>>> """
===========================
More triangular 3D surfaces
===========================
Two additional examples of plotting surfaces with triangular mesh.
The first demonstrates use of plot_trisurf's triangles argument, and the
second sets a Triangulation object's mask and passes the object directly
to plot_trisurf.
"""
...
... import numpy as np
... import matplotlib.pyplot as plt
... import matplotlib.tri as mtri
...
...
... fig = plt.figure(figsize=plt.figaspect(0.5))
...
... # ==========
... # First plot
... # ==========
...
... # Make a mesh in the space of parameterisation variables u and v
... u = np.linspace(0, 2.0 * np.pi, endpoint=True, num=50)
... v = np.linspace(-0.5, 0.5, endpoint=True, num=10)
... u, v = np.meshgrid(u, v)
... u, v = u.flatten(), v.flatten()
...
... # This is the Mobius mapping, taking a u, v pair and returning an x, y, z
... # triple
... x = (1 + 0.5 * v * np.cos(u / 2.0)) * np.cos(u)
... y = (1 + 0.5 * v * np.cos(u / 2.0)) * np.sin(u)
... z = 0.5 * v * np.sin(u / 2.0)
...
... # Triangulate parameter space to determine the triangles
... tri = mtri.Triangulation(u, v)
...
... # Plot the surface. The triangles in parameter space determine which x, y, z
... # points are connected by an edge.
... ax = fig.add_subplot(1, 2, 1, projection='3d')
... ax.plot_trisurf(x, y, z, triangles=tri.triangles, cmap=plt.cm.Spectral)
... ax.set_zlim(-1, 1)
...
...
... # ===========
... # Second plot
... # ===========
...
... # Make parameter spaces radii and angles.
... n_angles = 36
... n_radii = 8
... min_radius = 0.25
... radii = np.linspace(min_radius, 0.95, n_radii)
...
... angles = np.linspace(0, 2*np.pi, n_angles, endpoint=False)
... angles = np.repeat(angles[..., np.newaxis], n_radii, axis=1)
... angles[:, 1::2] += np.pi/n_angles
...
... # Map radius, angle pairs to x, y, z points.

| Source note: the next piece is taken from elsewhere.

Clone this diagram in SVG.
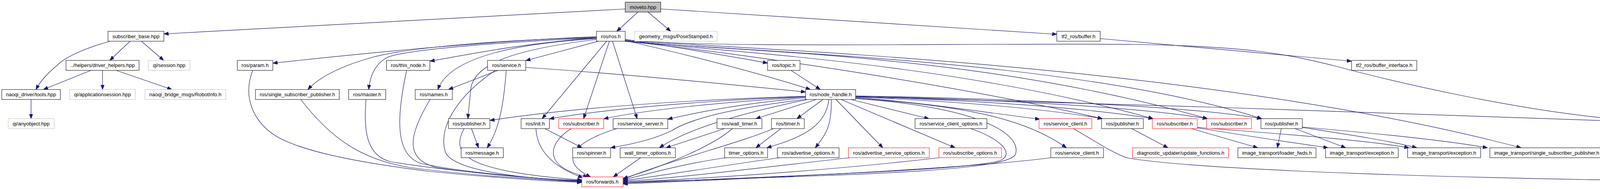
<svg xmlns="http://www.w3.org/2000/svg" width="4652" height="485" viewBox="0 0 4652 485">
<defs>
<marker id="a" markerWidth="13" markerHeight="10" refX="12" refY="4.5" orient="auto" markerUnits="userSpaceOnUse"><path d="M0,0 L12,4.5 L0,9 z" fill="#191970" stroke="#191970" stroke-width="1"/></marker>
<style>
.e path{fill:none;stroke:#191970;stroke-width:1.2;marker-end:url(#a)}
.node rect{fill:#fff;stroke:#000;stroke-width:1}
.node.g rect{stroke:#bfbfbf}
.node.r rect{stroke:#ff0000}
.node.m rect{fill:#bfbfbf}
.node text{font-family:"Liberation Sans",Arial,sans-serif;font-size:13px;text-anchor:middle;fill:#000}
</style>
</defs>
<rect x="0" y="0" width="4652" height="485" fill="#fff"/>
<g id="edges" class="e">
<path d="M1600.5,23 L419.5,87"/>
<path d="M1633,31 L1579,80.25"/>
<path d="M1659,31 L1717,80.25"/>
<path d="M1692,23 L2705.5,88"/>
<path d="M333,105.75 L281,155"/>
<path d="M362,105.75 L419,155"/>
<path d="M282,105.75 C230,120 180,140 155,160 C125,185 105,205 92,229.75"/>
<path d="M233,180.5 L111,229.75"/>
<path d="M262.5,180.5 L262.5,229.75"/>
<path d="M297,180.5 L440,229.75"/>
<path d="M79.5,255.25 L79.5,304.5"/>
<path d="M1527,94 C1250,105 950,135 698.5,162"/>
<path d="M1527,96 C1300,102 1050,120 950,148 C880,168 820,195 788,229.75"/>
<path d="M1527,97 C1280,108 1030,128 990,148 C960,165 947,195 944,229.75"/>
<path d="M1527,97 C1330,112 1200,140 1100.5,157"/>
<path d="M1527,99 C1310,112 1150,150 1121,229.75"/>
<path d="M1528,101 C1330,125 1212,160 1205,230 C1202,265 1199,285 1198,304.5"/>
<path d="M1532,105.75 L1346,155.5"/>
<path d="M1553,105.75 L1388,304.5"/>
<path d="M1560,105.75 L1494,304.5"/>
<path d="M1568,105.75 L1631,304.5"/>
<path d="M1600.5,101 C1750,125 1880,145 1965,162"/>
<path d="M1600.5,104 C1800,150 1950,190 2075,229.75"/>
<path d="M1600.5,102 C1800,125 2500,110 2900,114 C3200,118 3300,140 3420,170 C3550,205 3900,290 4179,309"/>
<path d="M1600.5,104 C2000,130 3100,170 3894,379.25"/>
<path d="M1600.5,105 C1900,135 2750,150 3230,304.5"/>
<path d="M1600.5,105 C1900,135 2500,135 3091,304.5"/>
<path d="M1600.5,106 C1900,135 2450,165 2952,304.5"/>
<path d="M1600.5,106 C1880,135 2420,212 2822,304.5"/>
<path d="M1346,173 C1600,190 1850,215 2062.5,236"/>
<path d="M2025,180.5 L2100,229.75"/>
<path d="M2062.5,247 C1800,255 1500,272 1254,309"/>
<path d="M2062.5,248 C1800,258 1550,280 1406.5,305"/>
<path d="M2062.5,249 C1850,262 1650,282 1545.5,305"/>
<path d="M2062.5,251 C1900,265 1790,287 1709.5,306"/>
<path d="M2064,255 C1850,280 1760,310 1720,335 C1680,355 1620,370 1563,379.25"/>
<path d="M2068,255.25 C1900,290 1760,330 1688,379.25"/>
<path d="M2090,255.25 L1935,304.5"/>
<path d="M2107,255.25 L2040,304.5"/>
<path d="M2122,255.25 C2115,320 2060,352 1963,379.25"/>
<path d="M2128,255.25 C2130,320 2115,345 2087,379.25"/>
<path d="M2140,255.25 L2260,379.25"/>
<path d="M2153,255.25 L2445,379.25"/>
<path d="M2178,255.25 L2378,304.5"/>
<path d="M2190.5,250 C2350,262 2500,285 2662,306"/>
<path d="M2190.5,249 C2400,258 2650,275 2822,304.5"/>
<path d="M2190.5,248 C2450,256 2750,272 2952,304.5"/>
<path d="M2190.5,247 C2500,254 2900,272 3091,304.5"/>
<path d="M2190.5,246 C2550,252 3050,272 3230,304.5"/>
<path d="M2190.5,252 C2450,270 2620,300 2730,379.25"/>
<path d="M2190.5,253 C2500,275 2615,340 2600,395 C2585,440 2200,448 1595,468"/>
<path d="M2190.5,248 C2800,262 3600,293 4179,312"/>
<path d="M647,180.5 C620,250 650,310 700,345 C760,385 900,415 1100,440 C1250,455 1400,465 1489.5,468"/>
<path d="M770,255.25 C850,360 930,410 1050,430 C1200,450 1400,462 1489.5,467"/>
<path d="M937,255.25 C930,340 940,400 1000,415 C1150,440 1400,460 1489.5,466"/>
<path d="M1041,180.5 C1015,300 1010,400 1080,420 C1200,445 1400,460 1489.5,465"/>
<path d="M1101,255.25 C1050,340 1030,410 1120,430 C1250,450 1400,460 1489.5,464"/>
<path d="M1268,180.5 C1180,240 1120,320 1140,390 C1160,440 1350,460 1489.5,463"/>
<path d="M1188,330 C1150,400 1200,440 1489.5,462"/>
<path d="M1372,330 C1375,390 1420,430 1492,456"/>
<path d="M1462,330 C1400,370 1390,430 1505,454"/>
<path d="M1579,330 C1480,360 1420,410 1512,454"/>
<path d="M1640,404.75 L1570,454"/>
<path d="M1875,330 C1830,370 1720,420 1595,458"/>
<path d="M1980,330 C1900,365 1720,410 1595,460"/>
<path d="M1858,404.75 C1750,420 1650,448 1595,462"/>
<path d="M1995,404.75 C1850,425 1700,450 1595,464"/>
<path d="M2175,404.75 C1950,430 1750,455 1595,466"/>
<path d="M2405,404.75 C2100,440 1800,458 1595,468"/>
<path d="M2485,330 C2560,355 2600,395 2560,412 C2500,432 2200,445 1595,470"/>
<path d="M2690,404.75 C2500,430 2000,455 1595,472"/>
<path d="M1296,180.5 C1290,260 1280,330 1247,379.25"/>
<path d="M1275,180.5 L1148,229.75"/>
<path d="M1207,330 L1225,379.25"/>
<path d="M1395,330 L1490,379.25"/>
<path d="M1855,330 L1705,379.25"/>
<path d="M1999,330 L1935,379.25"/>
<path d="M2816.5,99 L3460,157"/>
<path d="M2748,330 C2800,360 2860,400 2890,406 C3100,440 3800,458 4316.5,465"/>
<path d="M2897,330 L2990,379.25"/>
<path d="M3050,330 L3220,379.25"/>
<path d="M3065,328 C3200,350 3300,365 3400,379.25"/>
<path d="M3065,327 C3300,345 3500,360 3607,379.25"/>
<path d="M3280,330 L3270,379.25"/>
<path d="M3315,330 L3445,379.25"/>
<path d="M3334,327 C3450,345 3550,360 3627,379.25"/>
<path d="M3334,326 C3550,345 3700,360 3808,379.25"/>
<path d="M4249,330 L4249,379.25"/>
<path d="M4297,330 C4360,355 4400,400 4405,454"/>
<path d="M4297,330 L4497,379.25"/>
<path d="M4522,404.75 L4430,454"/>
</g>
<g id="n_moveto" class="node m"><rect x="1600.5" y="5.5" width="91" height="25.5"/><text x="1646" y="22.8">moveto.hpp</text></g>
<g id="n_subscriber_base" class="node"><rect x="276.5" y="80.25" width="143" height="25.5"/><text x="348" y="97.55">subscriber_base.hpp</text></g>
<g id="n_ros_ros" class="node"><rect x="1527" y="80.25" width="73.5" height="25.5"/><text x="1563.75" y="97.55">ros/ros.h</text></g>
<g id="n_posestamped" class="node g"><rect x="1624.5" y="80.25" width="211.5" height="25.5"/><text x="1730.25" y="97.55">geometry_msgs/PoseStamped.h</text></g>
<g id="n_tf2_buffer" class="node"><rect x="2705.5" y="80.25" width="111" height="25.5"/><text x="2761" y="97.55">tf2_ros/buffer.h</text></g>
<g id="n_driver_helpers" class="node"><rect x="169" y="155" width="187" height="25.5"/><text x="262.5" y="172.3">../helpers/driver_helpers.hpp</text></g>
<g id="n_qi_session" class="node g"><rect x="379.5" y="155" width="107" height="25.5"/><text x="433" y="172.3">qi/session.hpp</text></g>
<g id="n_param" class="node"><rect x="607.5" y="155" width="91" height="25.5"/><text x="653" y="172.3">ros/param.h</text></g>
<g id="n_this_node" class="node"><rect x="989.5" y="155" width="111" height="25.5"/><text x="1045" y="172.3">ros/this_node.h</text></g>
<g id="n_service" class="node"><rect x="1248" y="155" width="98" height="25.5"/><text x="1297" y="172.3">ros/service.h</text></g>
<g id="n_topic" class="node"><rect x="1965" y="155" width="83" height="25.5"/><text x="2006.5" y="172.3">ros/topic.h</text></g>
<g id="n_buffer_interface" class="node"><rect x="3460" y="155" width="167" height="25.5"/><text x="3543.5" y="172.3">tf2_ros/buffer_interface.h</text></g>
<g id="n_tools" class="node"><rect x="4.5" y="229.75" width="150" height="25.5"/><text x="79.5" y="247.05">naoqi_driver/tools.hpp</text></g>
<g id="n_appsession" class="node g"><rect x="178.5" y="229.75" width="168" height="25.5"/><text x="262.5" y="247.05">qi/applicationsession.hpp</text></g>
<g id="n_robotinfo" class="node g"><rect x="371" y="229.75" width="207" height="25.5"/><text x="474.5" y="247.05">naoqi_bridge_msgs/RobotInfo.h</text></g>
<g id="n_ss_pub" class="node"><rect x="654" y="229.75" width="214.5" height="25.5"/><text x="761.25" y="247.05">ros/single_subscriber_publisher.h</text></g>
<g id="n_master" class="node"><rect x="892.5" y="229.75" width="95" height="25.5"/><text x="940" y="247.05">ros/master.h</text></g>
<g id="n_names" class="node"><rect x="1063" y="229.75" width="95" height="25.5"/><text x="1110.5" y="247.05">ros/names.h</text></g>
<g id="n_node_handle" class="node"><rect x="2062.5" y="229.75" width="128" height="25.5"/><text x="2126.5" y="247.05">ros/node_handle.h</text></g>
<g id="n_anyobject" class="node g"><rect x="21" y="304.5" width="117.5" height="25.5"/><text x="79.75" y="321.8">qi/anyobject.hpp</text></g>
<g id="n_publisher_a" class="node"><rect x="1148" y="304.5" width="106" height="25.5"/><text x="1201" y="321.8">ros/publisher.h</text></g>
<g id="n_init" class="node"><rect x="1334" y="304.5" width="72.5" height="25.5"/><text x="1370.25" y="321.8">ros/init.h</text></g>
<g id="n_subscriber_a" class="node r"><rect x="1430.5" y="304.5" width="115" height="25.5"/><text x="1488" y="321.8">ros/subscriber.h</text></g>
<g id="n_service_server_a" class="node"><rect x="1569.5" y="304.5" width="140" height="25.5"/><text x="1639.5" y="321.8">ros/service_server.h</text></g>
<g id="n_wall_timer" class="node"><rect x="1835.5" y="304.5" width="115" height="25.5"/><text x="1893" y="321.8">ros/wall_timer.h</text></g>
<g id="n_timer" class="node"><rect x="1975" y="304.5" width="84" height="25.5"/><text x="2017" y="321.8">ros/timer.h</text></g>
<g id="n_sco" class="node"><rect x="2342.5" y="304.5" width="184" height="25.5"/><text x="2434.5" y="321.8">ros/service_client_options.h</text></g>
<g id="n_service_client_a" class="node r"><rect x="2660" y="304.5" width="135" height="25.5"/><text x="2727.5" y="321.8">ros/service_client.h</text></g>
<g id="n_publisher_b" class="node"><rect x="2820" y="304.5" width="107" height="25.5"/><text x="2873.5" y="321.8">ros/publisher.h</text></g>
<g id="n_subscriber_b" class="node r"><rect x="2950" y="304.5" width="115" height="25.5"/><text x="3007.5" y="321.8">ros/subscriber.h</text></g>
<g id="n_subscriber_c" class="node r"><rect x="3089" y="304.5" width="115" height="25.5"/><text x="3146.5" y="321.8">ros/subscriber.h</text></g>
<g id="n_publisher_c" class="node"><rect x="3228" y="304.5" width="106" height="25.5"/><text x="3281" y="321.8">ros/publisher.h</text></g>
<g id="n_service_server_b" class="node"><rect x="4179" y="304.5" width="140" height="25.5"/><text x="4249" y="321.8">ros/service_server.h</text></g>
<g id="n_message" class="node"><rect x="1180.5" y="379.25" width="108" height="25.5"/><text x="1234.5" y="396.55">ros/message.h</text></g>
<g id="n_spinner" class="node"><rect x="1466" y="379.25" width="97" height="25.5"/><text x="1514.5" y="396.55">ros/spinner.h</text></g>
<g id="n_wto" class="node"><rect x="1587.5" y="379.25" width="141.5" height="25.5"/><text x="1658.25" y="396.55">wall_timer_options.h</text></g>
<g id="n_timer_options" class="node"><rect x="1855" y="379.25" width="110" height="25.5"/><text x="1910" y="396.55">timer_options.h</text></g>
<g id="n_adv_opts" class="node"><rect x="1990" y="379.25" width="158" height="25.5"/><text x="2069" y="396.55">ros/advertise_options.h</text></g>
<g id="n_adv_srv_opts" class="node r"><rect x="2172" y="379.25" width="207" height="25.5"/><text x="2275.5" y="396.55">ros/advertise_service_options.h</text></g>
<g id="n_sub_opts" class="node r"><rect x="2403.5" y="379.25" width="160.5" height="25.5"/><text x="2483.75" y="396.55">ros/subscribe_options.h</text></g>
<g id="n_service_client_b" class="node"><rect x="2690" y="379.25" width="135" height="25.5"/><text x="2757.5" y="396.55">ros/service_client.h</text></g>
<g id="n_diag" class="node r"><rect x="2899.5" y="379.25" width="246" height="25.5"/><text x="3022.5" y="396.55">diagnostic_updater/update_functions.h</text></g>
<g id="n_loader" class="node"><rect x="3169" y="379.25" width="200" height="25.5"/><text x="3269" y="396.55">image_transport/loader_fwds.h</text></g>
<g id="n_exc_a" class="node"><rect x="3393.5" y="379.25" width="186" height="25.5"/><text x="3486.5" y="396.55">image_transport/exception.h</text></g>
<g id="n_exc_b" class="node"><rect x="3603.5" y="379.25" width="187" height="25.5"/><text x="3697" y="396.55">image_transport/exception.h</text></g>
<g id="n_it_ssp" class="node"><rect x="3814" y="379.25" width="291" height="25.5"/><text x="3959.5" y="396.55">image_transport/single_subscriber_publisher.h</text></g>
<g id="n_ss_imp" class="node"><rect x="4129" y="379.25" width="239.5" height="25.5"/><text x="4248.75" y="396.55">actionlib/server/service_server_imp.h</text></g>
<g id="n_action_server" class="node r"><rect x="4443.5" y="379.25" width="203" height="25.5"/><text x="4545" y="396.55">actionlib/server/action_server.h</text></g>
<g id="n_forwards" class="node r"><rect x="1489.5" y="454" width="105.5" height="25.5"/><text x="1542.25" y="471.3">ros/forwards.h</text></g>
<g id="n_action_def" class="node"><rect x="4316.5" y="454" width="179.5" height="25.5"/><text x="4406.25" y="471.3">actionlib/action_definition.h</text></g>
</svg>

... x = (radii*np.cos(angles)).flatten()
... y = (radii*np.sin(angles)).flatten()
... z = (np.cos(radii)*np.cos(3*angles)).flatten()
...
... # Create the Triangulation; no triangles so Delaunay triangulation created.
... triang = mtri.Triangulation(x, y)
...
... # Mask off unwanted triangles.
... xmid = x[triang.triangles].mean(axis=1)
... ymid = y[triang.triangles].mean(axis=1)
... mask = xmid**2 + ymid**2 < min_radius**2
... triang.set_mask(mask)
...
... # Plot the surface.
... ax = fig.add_subplot(1, 2, 2, projection='3d')
... ax.plot_trisurf(triang, z, cmap=plt.cm.CMRmap)
...
...
... plt.show()
...